Directions –
Every line below is to be copied exactly, with the pictures left out.
## start
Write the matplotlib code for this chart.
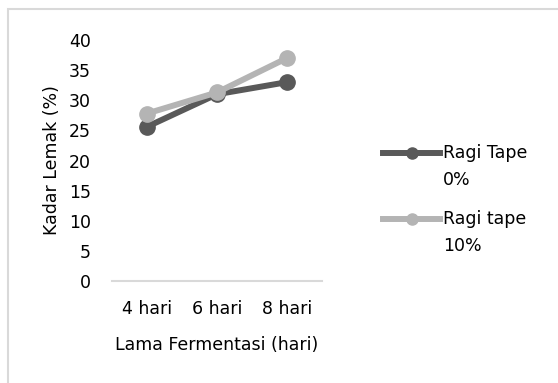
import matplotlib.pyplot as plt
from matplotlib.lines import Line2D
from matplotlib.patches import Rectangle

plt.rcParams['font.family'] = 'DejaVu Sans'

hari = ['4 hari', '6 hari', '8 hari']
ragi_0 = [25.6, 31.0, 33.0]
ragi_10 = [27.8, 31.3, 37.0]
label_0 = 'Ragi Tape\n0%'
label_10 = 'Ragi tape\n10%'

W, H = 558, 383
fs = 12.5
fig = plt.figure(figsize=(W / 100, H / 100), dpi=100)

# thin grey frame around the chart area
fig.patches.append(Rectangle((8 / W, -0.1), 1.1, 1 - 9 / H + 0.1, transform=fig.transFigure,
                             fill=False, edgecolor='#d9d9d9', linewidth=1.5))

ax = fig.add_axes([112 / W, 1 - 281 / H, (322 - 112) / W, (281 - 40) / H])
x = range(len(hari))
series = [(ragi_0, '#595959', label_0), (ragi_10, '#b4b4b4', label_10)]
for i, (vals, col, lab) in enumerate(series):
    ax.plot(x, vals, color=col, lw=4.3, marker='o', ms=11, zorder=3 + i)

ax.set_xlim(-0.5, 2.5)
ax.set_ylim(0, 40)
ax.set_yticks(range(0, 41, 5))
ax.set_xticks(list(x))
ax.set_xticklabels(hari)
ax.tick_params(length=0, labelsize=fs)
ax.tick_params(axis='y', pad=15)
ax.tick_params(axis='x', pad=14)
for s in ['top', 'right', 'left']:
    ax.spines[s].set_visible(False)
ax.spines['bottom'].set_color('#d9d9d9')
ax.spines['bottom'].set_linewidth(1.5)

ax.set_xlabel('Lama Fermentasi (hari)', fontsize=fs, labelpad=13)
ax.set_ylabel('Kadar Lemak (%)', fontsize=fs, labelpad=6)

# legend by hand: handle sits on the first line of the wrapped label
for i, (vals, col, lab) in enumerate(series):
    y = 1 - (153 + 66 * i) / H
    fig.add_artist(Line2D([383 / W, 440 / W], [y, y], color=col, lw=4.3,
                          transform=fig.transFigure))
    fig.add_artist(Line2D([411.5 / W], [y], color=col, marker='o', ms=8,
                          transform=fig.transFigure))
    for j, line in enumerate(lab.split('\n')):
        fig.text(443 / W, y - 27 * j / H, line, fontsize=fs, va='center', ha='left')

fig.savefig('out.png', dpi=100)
## end
Response below –
Write the matplotlib code for this chart.
import matplotlib.pyplot as plt
from matplotlib.lines import Line2D
from matplotlib.patches import Rectangle

plt.rcParams['font.family'] = 'DejaVu Sans'

hari = ['4 hari', '6 hari', '8 hari']
ragi_0 = [25.6, 31.0, 33.0]
ragi_10 = [27.8, 31.3, 37.0]
label_0 = 'Ragi Tape\n0%'
label_10 = 'Ragi tape\n10%'

W, H = 558, 383
fs = 12.5
fig = plt.figure(figsize=(W / 100, H / 100), dpi=100)

# thin grey frame around the chart area
fig.patches.append(Rectangle((8 / W, -0.1), 1.1, 1 - 9 / H + 0.1, transform=fig.transFigure,
                             fill=False, edgecolor='#d9d9d9', linewidth=1.5))

ax = fig.add_axes([112 / W, 1 - 281 / H, (322 - 112) / W, (281 - 40) / H])
x = range(len(hari))
series = [(ragi_0, '#595959', label_0), (ragi_10, '#b4b4b4', label_10)]
for i, (vals, col, lab) in enumerate(series):
    ax.plot(x, vals, color=col, lw=4.3, marker='o', ms=11, zorder=3 + i)

ax.set_xlim(-0.5, 2.5)
ax.set_ylim(0, 40)
ax.set_yticks(range(0, 41, 5))
ax.set_xticks(list(x))
ax.set_xticklabels(hari)
ax.tick_params(length=0, labelsize=fs)
ax.tick_params(axis='y', pad=15)
ax.tick_params(axis='x', pad=14)
for s in ['top', 'right', 'left']:
    ax.spines[s].set_visible(False)
ax.spines['bottom'].set_color('#d9d9d9')
ax.spines['bottom'].set_linewidth(1.5)

ax.set_xlabel('Lama Fermentasi (hari)', fontsize=fs, labelpad=13)
ax.set_ylabel('Kadar Lemak (%)', fontsize=fs, labelpad=6)

# legend by hand: handle sits on the first line of the wrapped label
for i, (vals, col, lab) in enumerate(series):
    y = 1 - (153 + 66 * i) / H
    fig.add_artist(Line2D([383 / W, 440 / W], [y, y], color=col, lw=4.3,
                          transform=fig.transFigure))
    fig.add_artist(Line2D([411.5 / W], [y], color=col, marker='o', ms=8,
                          transform=fig.transFigure))
    for j, line in enumerate(lab.split('\n')):
        fig.text(443 / W, y - 27 * j / H, line, fontsize=fs, va='center', ha='left')

fig.savefig('out.png', dpi=100)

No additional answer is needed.